Microservices vs Monolith: What's Right for Your Next Project?
Few architecture debates generate more heat and less light than microservices versus monolith. The honest answer is that the right choice depends almost entirely on your team size, your domain complexity, and where you are in your growth — not on what is fashionable.
Start with the monolith almost every time
For most teams under twenty engineers, a well-structured monolith is the pragmatic choice. One deploy, one codebase, one place to debug. You can ship features without coordinating across service boundaries or standing up distributed tracing on day one.
When microservices earn their complexity
- Multiple teams need to deploy independently without stepping on each other.
- Distinct parts of the system have wildly different scaling needs.
- You have the operational maturity to run distributed systems — observability, CI/CD, on-call.
The hidden cost nobody budgets for
Microservices trade code complexity for operational complexity.
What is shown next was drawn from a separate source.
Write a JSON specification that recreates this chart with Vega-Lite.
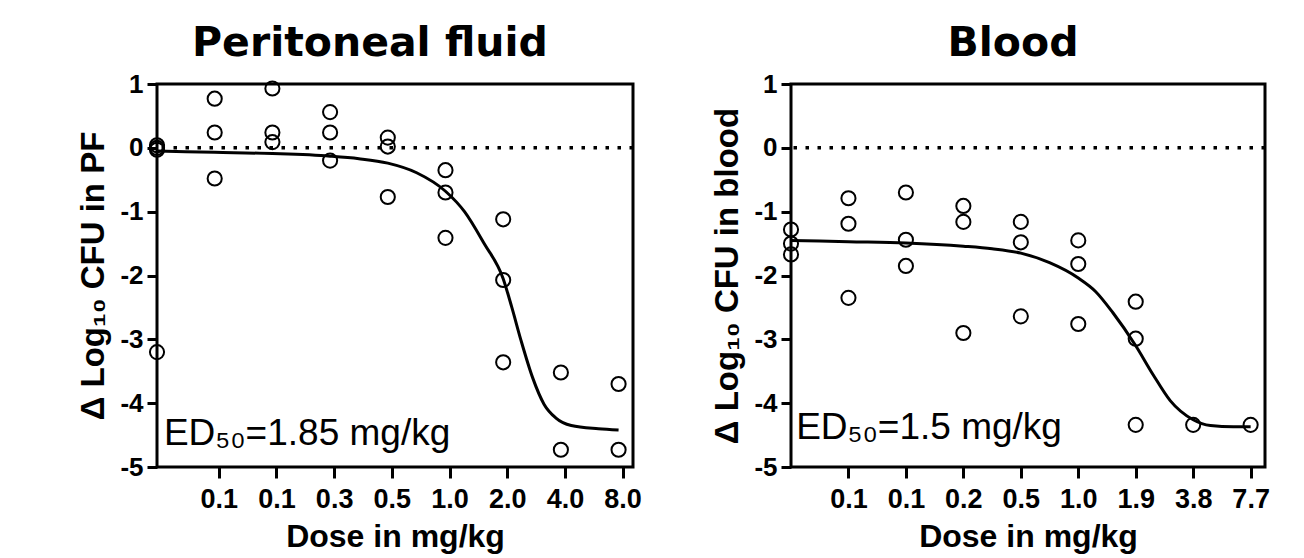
{
  "$schema": "https://vega.github.io/schema/vega-lite/v6.json",
  "background": "white",
  "padding": {"left": 76, "top": 21, "right": 5, "bottom": 0},
  "spacing": 158,
  "bounds": "flush",
  "config": {
    "view": {"stroke": "black", "strokeWidth": 3},
    "font": "Liberation Sans",
    "axis": {
      "grid": false,
      "domain": false,
      "tickColor": "black",
      "tickWidth": 3,
      "labelFont": "Liberation Sans",
      "labelFontWeight": "bold",
      "labelColor": "black",
      "titleFont": "Liberation Sans",
      "titleFontWeight": "bold",
      "titleColor": "black",
      "labelFlush": false,
      "labelOverlap": false
    },
    "title": {"font": "DejaVu Sans", "fontWeight": "bold", "fontSize": 41, "color": "black", "anchor": "middle", "frame": "group"}
  },
  "datasets": {
    "pf_points": [
      {"idx": 0, "value": 0.04}, {"idx": 0, "value": 0.0}, {"idx": 0, "value": -0.03}, {"idx": 0, "value": -3.2},
      {"idx": 1, "value": 0.77}, {"idx": 1, "value": 0.24}, {"idx": 1, "value": -0.48},
      {"idx": 2, "value": 0.93}, {"idx": 2, "value": 0.24}, {"idx": 2, "value": 0.09},
      {"idx": 3, "value": 0.56}, {"idx": 3, "value": 0.24}, {"idx": 3, "value": -0.2},
      {"idx": 4, "value": 0.16}, {"idx": 4, "value": 0.02}, {"idx": 4, "value": -0.77},
      {"idx": 5, "value": -0.35}, {"idx": 5, "value": -0.7}, {"idx": 5, "value": -1.41},
      {"idx": 6, "value": -1.12}, {"idx": 6, "value": -2.07}, {"idx": 6, "value": -3.36},
      {"idx": 7, "value": -3.52}, {"idx": 7, "value": -4.73},
      {"idx": 8, "value": -3.7}, {"idx": 8, "value": -4.73}
    ],
    "pf_curve": [
      {"idx": 0, "value": -0.05}, {"idx": 1, "value": -0.07}, {"idx": 2, "value": -0.09},
      {"idx": 3, "value": -0.13}, {"idx": 3.5, "value": -0.17}, {"idx": 4, "value": -0.24},
      {"idx": 4.5, "value": -0.39}, {"idx": 5, "value": -0.68}, {"idx": 5.33, "value": -1.0},
      {"idx": 5.67, "value": -1.5}, {"idx": 6, "value": -2.05}, {"idx": 6.15, "value": -2.5},
      {"idx": 6.31, "value": -3.02}, {"idx": 6.51, "value": -3.6}, {"idx": 6.71, "value": -4.02},
      {"idx": 6.91, "value": -4.23}, {"idx": 7.18, "value": -4.35}, {"idx": 7.65, "value": -4.4},
      {"idx": 8, "value": -4.42}
    ],
    "bl_points": [
      {"idx": 0, "value": -1.28}, {"idx": 0, "value": -1.5}, {"idx": 0, "value": -1.67},
      {"idx": 1, "value": -0.79}, {"idx": 1, "value": -1.19}, {"idx": 1, "value": -2.35},
      {"idx": 2, "value": -0.7}, {"idx": 2, "value": -1.44}, {"idx": 2, "value": -1.85},
      {"idx": 3, "value": -0.91}, {"idx": 3, "value": -1.16}, {"idx": 3, "value": -2.9},
      {"idx": 4, "value": -1.16}, {"idx": 4, "value": -1.48}, {"idx": 4, "value": -2.64},
      {"idx": 5, "value": -1.45}, {"idx": 5, "value": -1.82}, {"idx": 5, "value": -2.76},
      {"idx": 6, "value": -2.41}, {"idx": 6, "value": -2.99}, {"idx": 6, "value": -4.34},
      {"idx": 7, "value": -4.34},
      {"idx": 8, "value": -4.34}
    ],
    "bl_curve": [
      {"idx": 0, "value": -1.45}, {"idx": 1, "value": -1.47}, {"idx": 2, "value": -1.49},
      {"idx": 3, "value": -1.54}, {"idx": 3.5, "value": -1.58}, {"idx": 4, "value": -1.65},
      {"idx": 4.5, "value": -1.8}, {"idx": 5, "value": -2.04}, {"idx": 5.3, "value": -2.25},
      {"idx": 5.6, "value": -2.58}, {"idx": 6, "value": -3.1}, {"idx": 6.3, "value": -3.55},
      {"idx": 6.6, "value": -3.96}, {"idx": 7, "value": -4.26}, {"idx": 7.3, "value": -4.35},
      {"idx": 7.7, "value": -4.37}, {"idx": 8, "value": -4.37}
    ]
  },
  "hconcat": [
    {
      "width": 476,
      "height": 383,
      "title": {"text": "Peritoneal fluid", "dx": -25, "offset": 6},
      "layer": [
        {
          "data": {"name": "pf_points"},
          "mark": {"type": "point", "shape": "circle", "filled": false, "size": 200, "strokeWidth": 2, "color": "black", "opacity": 1},
          "encoding": {
            "x": {
              "field": "idx", "type": "quantitative",
              "scale": {"domain": [0, 8.25], "nice": false, "zero": false},
              "axis": {
                "title": "Dose in mg/kg",
                "values": [1.07, 2.07, 3.07, 4.07, 5.07, 6.07, 7.07, 8.07],
                "labelExpr": "['0.1','0.1','0.3','0.5','1.0','2.0','4.0','8.0'][round(datum.value)-1]",
                "tickSize": 11, "labelPadding": 8, "labelFontSize": 27,
                "titleFontSize": 32, "titlePadding": 9
              }
            },
            "y": {
              "field": "value", "type": "quantitative",
              "scale": {"domain": [-5, 1], "nice": false, "zero": false},
              "axis": {
                "title": "Δ Log₁₀ CFU in PF",
                "values": [-5, -4, -3, -2, -1, 0, 1],
                "labelExpr": "'' + datum.value",
                "tickSize": 10, "labelPadding": 4, "labelFontSize": 26,
                "titleFontSize": 33, "titlePadding": 9
              }
            }
          }
        },
        {
          "data": {"name": "pf_curve"},
          "mark": {"type": "line", "color": "black", "strokeWidth": 3, "interpolate": "monotone"},
          "encoding": {
            "x": {"field": "idx", "type": "quantitative"},
            "y": {"field": "value", "type": "quantitative"}
          }
        },
        {
          "data": {"values": [{"ref": 0}]},
          "mark": {"type": "rule", "color": "black", "strokeWidth": 3.5, "strokeDash": [3.5, 8.5]},
          "encoding": {"y": {"field": "ref", "type": "quantitative"}}
        },
        {
          "data": {"values": [{"idx": 0.12, "value": -4.66, "label": "ED₅₀=1.85 mg/kg"}]},
          "mark": {"type": "text", "align": "left", "baseline": "alphabetic", "fontSize": 37, "font": "Liberation Sans", "color": "black"},
          "encoding": {
            "x": {"field": "idx", "type": "quantitative"},
            "y": {"field": "value", "type": "quantitative"},
            "text": {"field": "label"}
          }
        }
      ]
    },
    {
      "width": 474,
      "height": 383,
      "title": {"text": "Blood", "dx": -15, "offset": 6},
      "layer": [
        {
          "data": {"name": "bl_points"},
          "mark": {"type": "point", "shape": "circle", "filled": false, "size": 200, "strokeWidth": 2, "color": "black", "opacity": 1},
          "encoding": {
            "x": {
              "field": "idx", "type": "quantitative",
              "scale": {"domain": [0, 8.25], "nice": false, "zero": false},
              "axis": {
                "title": "Dose in mg/kg",
                "values": [1, 2, 3, 4, 5, 6, 7, 8],
                "labelExpr": "['0.1','0.1','0.2','0.5','1.0','1.9','3.8','7.7'][round(datum.value)-1]",
                "tickSize": 11, "labelPadding": 8, "labelFontSize": 27,
                "titleFontSize": 32, "titlePadding": 9
              }
            },
            "y": {
              "field": "value", "type": "quantitative",
              "scale": {"domain": [-5, 1], "nice": false, "zero": false},
              "axis": {
                "title": "Δ Log₁₀ CFU in blood",
                "values": [-5, -4, -3, -2, -1, 0, 1],
                "labelExpr": "'' + datum.value",
                "tickSize": 10, "labelPadding": 4, "labelFontSize": 26,
                "titleFontSize": 33, "titlePadding": 9
              }
            }
          }
        },
        {
          "data": {"name": "bl_curve"},
          "mark": {"type": "line", "color": "black", "strokeWidth": 3, "interpolate": "monotone"},
          "encoding": {
            "x": {"field": "idx", "type": "quantitative"},
            "y": {"field": "value", "type": "quantitative"}
          }
        },
        {
          "data": {"values": [{"ref": 0}]},
          "mark": {"type": "rule", "color": "black", "strokeWidth": 3.5, "strokeDash": [3.5, 8.5]},
          "encoding": {"y": {"field": "ref", "type": "quantitative"}}
        },
        {
          "data": {"values": [{"idx": 0.09, "value": -4.56, "label": "ED₅₀=1.5 mg/kg"}]},
          "mark": {"type": "text", "align": "left", "baseline": "alphabetic", "fontSize": 37, "font": "Liberation Sans", "color": "black"},
          "encoding": {
            "x": {"field": "idx", "type": "quantitative"},
            "y": {"field": "value", "type": "quantitative"},
            "text": {"field": "label"}
          }
        }
      ]
    }
  ]
}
Network calls fail, data consistency gets harder, and a simple feature can now touch five services. That cost is worth paying when you have the scale to justify it — and crushing when you do not.
Architect for the organisation you have, not the one you imagine you will become.
Our default recommendation
Build a modular monolith with clear internal boundaries. If a module genuinely needs to scale or deploy independently later, you can extract it into a service then — with real data about where the seams actually are, instead of guessing up front.